■ GIVEN EXERCISE ■
Skip the pictures. Transcribe the rest of the data below without changing a word.

■ STORED DATA ■
-- begin --

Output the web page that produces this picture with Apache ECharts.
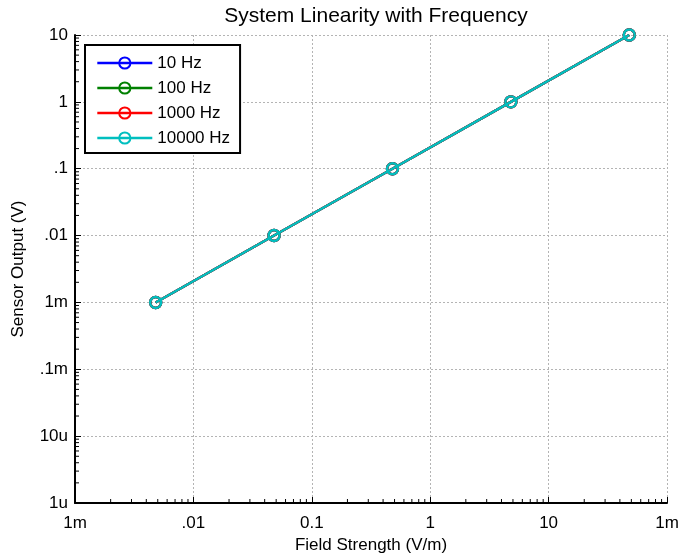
<!DOCTYPE html>
<html>
<head>
<meta charset="utf-8">
<script src="https://cdn.jsdelivr.net/npm/echarts@6/dist/echarts.min.js"></script>
<style>html,body{margin:0;padding:0;background:#fff}#c{width:680px;height:556px}</style>
</head>
<body>
<div id="c"></div>
<script>
const fieldStrength = [0.0048, 0.048, 0.48, 4.8, 48];
const out10 = [0.001, 0.01, 0.1, 1, 10];
const out100 = [0.001, 0.01, 0.1, 1, 10];
const out1000 = [0.001, 0.01, 0.1, 1, 10];
const out10000 = [0.001, 0.01, 0.1, 1, 10];
const seriesNames = ['10 Hz', '100 Hz', '1000 Hz', '10000 Hz'];
const xTickValues = [0.001, 0.01, 0.1, 1, 10, 100];
const xTickLabels = ['1m', '.01', '0.1', '1', '10', '1m'];
const yTickValues = [1e-6, 1e-5, 1e-4, 1e-3, 0.01, 0.1, 1, 10];
const yTickLabels = ['1u', '10u', '.1m', '1m', '.01', '.1', '1', '10'];

const colors = ['#0000ff', '#008000', '#ff0000', '#00bfbf'];
const font = 'Liberation Sans, Arial, sans-serif';
const X_MIN = 0.001, X_MAX = 100, Y_MIN = 1e-6, Y_MAX = 10;
const FS = 17;

function lookup(vals, labels, v) {
  for (let i = 0; i < vals.length; i++) {
    if (Math.abs(Math.log10(v) - Math.log10(vals[i])) < 1e-6) return labels[i];
  }
  return '';
}

function minorVals(lo, hi) {
  const r = [];
  for (let e = Math.round(Math.log10(lo)); e < Math.round(Math.log10(hi)); e++) {
    for (let m = 2; m <= 9; m++) r.push([m * Math.pow(10, e)]);
  }
  return r;
}

const chart = echarts.init(document.getElementById('c'), null, {renderer: 'canvas'});
const dataSets = [out10, out100, out1000, out10000];
const lineSeries = dataSets.map((d, i) => ({
  name: seriesNames[i],
  type: 'line',
  data: fieldStrength.map((x, j) => [x, d[j]]),
  symbol: 'circle',
  symbolSize: 11,
  showSymbol: true,
  color: colors[i],
  lineStyle: {width: 2.4, color: colors[i]},
  itemStyle: {color: 'rgba(255,255,255,0)', borderColor: colors[i], borderWidth: 2.4},
  emphasis: {disabled: true},
  z: 3 + i
}));

const xMinor = {
  type: 'custom',
  silent: true,
  z: 10,
  clip: false,
  data: minorVals(X_MIN, X_MAX),
  renderItem: function (params, api) {
    const p = api.coord([api.value(0), Y_MIN]);
    return {type: 'line', shape: {x1: p[0], y1: p[1], x2: p[0], y2: p[1] - 4}, style: {stroke: '#000', lineWidth: 1}};
  },
  encode: {x: 0}
};
const yMinor = {
  type: 'custom',
  silent: true,
  z: 10,
  clip: false,
  data: minorVals(Y_MIN, Y_MAX).map(v => [X_MIN, v[0]]),
  renderItem: function (params, api) {
    const p = api.coord([X_MIN, api.value(1)]);
    return {type: 'line', shape: {x1: p[0], y1: p[1], x2: p[0] + 4, y2: p[1]}, style: {stroke: '#000', lineWidth: 1}};
  },
  encode: {x: 0, y: 1}
};

chart.setOption({
  animation: false,
  backgroundColor: '#fff',
  textStyle: {fontFamily: font, color: '#000'},
  title: {
    text: 'System Linearity with Frequency',
    left: 371, top: 1, textAlign: 'center',
    textStyle: {fontFamily: font, fontSize: 21, fontWeight: 'normal', color: '#000'}
  },
  legend: {
    data: seriesNames,
    orient: 'vertical',
    left: 85, top: 45,
    itemWidth: 55, itemHeight: 14, itemGap: 7,
    padding: [9, 10, 6, 11],
    borderColor: '#000', borderWidth: 2,
    backgroundColor: '#fff',
    lineStyle: {width: 2.6},
    textStyle: {fontFamily: font, fontSize: FS, lineHeight: 18, color: '#000'},
    selectedMode: false
  },
  grid: {left: 75, right: 13, top: 35, bottom: 53, containLabel: false, outerBoundsMode: 'none'},
  xAxis: {
    type: 'log', logBase: 10, min: X_MIN, max: X_MAX,
    name: 'Field Strength (V/m)', nameLocation: 'middle', nameGap: 33,
    nameTextStyle: {fontFamily: font, fontSize: FS, color: '#000'},
    axisLine: {show: true, onZero: false, lineStyle: {color: '#000', width: 2}},
    axisTick: {show: true, inside: true, length: 6, lineStyle: {color: '#000'}},
    axisLabel: {fontFamily: font, fontSize: FS, color: '#000', margin: 12,
      formatter: v => lookup(xTickValues, xTickLabels, v)},
    splitLine: {show: true, lineStyle: {color: '#b4b4b4', type: [2, 2], width: 1}}
  },
  yAxis: {
    type: 'log', logBase: 10, min: Y_MIN, max: Y_MAX,
    name: 'Sensor Output (V)', nameLocation: 'middle', nameGap: 48,
    nameTextStyle: {fontFamily: font, fontSize: FS, color: '#000'},
    axisLine: {show: true, onZero: false, lineStyle: {color: '#000', width: 2}},
    axisTick: {show: true, inside: true, length: 6, lineStyle: {color: '#000'}},
    axisLabel: {fontFamily: font, fontSize: FS, color: '#000', margin: 7,
      formatter: v => lookup(yTickValues, yTickLabels, v)},
    splitLine: {show: true, lineStyle: {color: '#b4b4b4', type: [2, 2], width: 1}}
  },
  series: [xMinor, yMinor].concat(lineSeries)
});
</script>
</body>
</html>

-- end --

■ TASK RESULT ■
Output the web page that produces this picture with Apache ECharts.
<!DOCTYPE html>
<html>
<head>
<meta charset="utf-8">
<script src="https://cdn.jsdelivr.net/npm/echarts@6/dist/echarts.min.js"></script>
<style>html,body{margin:0;padding:0;background:#fff}#c{width:680px;height:556px}</style>
</head>
<body>
<div id="c"></div>
<script>
const fieldStrength = [0.0048, 0.048, 0.48, 4.8, 48];
const out10 = [0.001, 0.01, 0.1, 1, 10];
const out100 = [0.001, 0.01, 0.1, 1, 10];
const out1000 = [0.001, 0.01, 0.1, 1, 10];
const out10000 = [0.001, 0.01, 0.1, 1, 10];
const seriesNames = ['10 Hz', '100 Hz', '1000 Hz', '10000 Hz'];
const xTickValues = [0.001, 0.01, 0.1, 1, 10, 100];
const xTickLabels = ['1m', '.01', '0.1', '1', '10', '1m'];
const yTickValues = [1e-6, 1e-5, 1e-4, 1e-3, 0.01, 0.1, 1, 10];
const yTickLabels = ['1u', '10u', '.1m', '1m', '.01', '.1', '1', '10'];

const colors = ['#0000ff', '#008000', '#ff0000', '#00bfbf'];
const font = 'Liberation Sans, Arial, sans-serif';
const X_MIN = 0.001, X_MAX = 100, Y_MIN = 1e-6, Y_MAX = 10;
const FS = 17;

function lookup(vals, labels, v) {
  for (let i = 0; i < vals.length; i++) {
    if (Math.abs(Math.log10(v) - Math.log10(vals[i])) < 1e-6) return labels[i];
  }
  return '';
}

function minorVals(lo, hi) {
  const r = [];
  for (let e = Math.round(Math.log10(lo)); e < Math.round(Math.log10(hi)); e++) {
    for (let m = 2; m <= 9; m++) r.push([m * Math.pow(10, e)]);
  }
  return r;
}

const chart = echarts.init(document.getElementById('c'), null, {renderer: 'canvas'});
const dataSets = [out10, out100, out1000, out10000];
const lineSeries = dataSets.map((d, i) => ({
  name: seriesNames[i],
  type: 'line',
  data: fieldStrength.map((x, j) => [x, d[j]]),
  symbol: 'circle',
  symbolSize: 11,
  showSymbol: true,
  color: colors[i],
  lineStyle: {width: 2.4, color: colors[i]},
  itemStyle: {color: 'rgba(255,255,255,0)', borderColor: colors[i], borderWidth: 2.4},
  emphasis: {disabled: true},
  z: 3 + i
}));

const xMinor = {
  type: 'custom',
  silent: true,
  z: 10,
  clip: false,
  data: minorVals(X_MIN, X_MAX),
  renderItem: function (params, api) {
    const p = api.coord([api.value(0), Y_MIN]);
    return {type: 'line', shape: {x1: p[0], y1: p[1], x2: p[0], y2: p[1] - 4}, style: {stroke: '#000', lineWidth: 1}};
  },
  encode: {x: 0}
};
const yMinor = {
  type: 'custom',
  silent: true,
  z: 10,
  clip: false,
  data: minorVals(Y_MIN, Y_MAX).map(v => [X_MIN, v[0]]),
  renderItem: function (params, api) {
    const p = api.coord([X_MIN, api.value(1)]);
    return {type: 'line', shape: {x1: p[0], y1: p[1], x2: p[0] + 4, y2: p[1]}, style: {stroke: '#000', lineWidth: 1}};
  },
  encode: {x: 0, y: 1}
};

chart.setOption({
  animation: false,
  backgroundColor: '#fff',
  textStyle: {fontFamily: font, color: '#000'},
  title: {
    text: 'System Linearity with Frequency',
    left: 371, top: 1, textAlign: 'center',
    textStyle: {fontFamily: font, fontSize: 21, fontWeight: 'normal', color: '#000'}
  },
  legend: {
    data: seriesNames,
    orient: 'vertical',
    left: 85, top: 45,
    itemWidth: 55, itemHeight: 14, itemGap: 7,
    padding: [9, 10, 6, 11],
    borderColor: '#000', borderWidth: 2,
    backgroundColor: '#fff',
    lineStyle: {width: 2.6},
    textStyle: {fontFamily: font, fontSize: FS, lineHeight: 18, color: '#000'},
    selectedMode: false
  },
  grid: {left: 75, right: 13, top: 35, bottom: 53, containLabel: false, outerBoundsMode: 'none'},
  xAxis: {
    type: 'log', logBase: 10, min: X_MIN, max: X_MAX,
    name: 'Field Strength (V/m)', nameLocation: 'middle', nameGap: 33,
    nameTextStyle: {fontFamily: font, fontSize: FS, color: '#000'},
    axisLine: {show: true, onZero: false, lineStyle: {color: '#000', width: 2}},
    axisTick: {show: true, inside: true, length: 6, lineStyle: {color: '#000'}},
    axisLabel: {fontFamily: font, fontSize: FS, color: '#000', margin: 12,
      formatter: v => lookup(xTickValues, xTickLabels, v)},
    splitLine: {show: true, lineStyle: {color: '#b4b4b4', type: [2, 2], width: 1}}
  },
  yAxis: {
    type: 'log', logBase: 10, min: Y_MIN, max: Y_MAX,
    name: 'Sensor Output (V)', nameLocation: 'middle', nameGap: 48,
    nameTextStyle: {fontFamily: font, fontSize: FS, color: '#000'},
    axisLine: {show: true, onZero: false, lineStyle: {color: '#000', width: 2}},
    axisTick: {show: true, inside: true, length: 6, lineStyle: {color: '#000'}},
    axisLabel: {fontFamily: font, fontSize: FS, color: '#000', margin: 7,
      formatter: v => lookup(yTickValues, yTickLabels, v)},
    splitLine: {show: true, lineStyle: {color: '#b4b4b4', type: [2, 2], width: 1}}
  },
  series: [xMinor, yMinor].concat(lineSeries)
});
</script>
</body>
</html>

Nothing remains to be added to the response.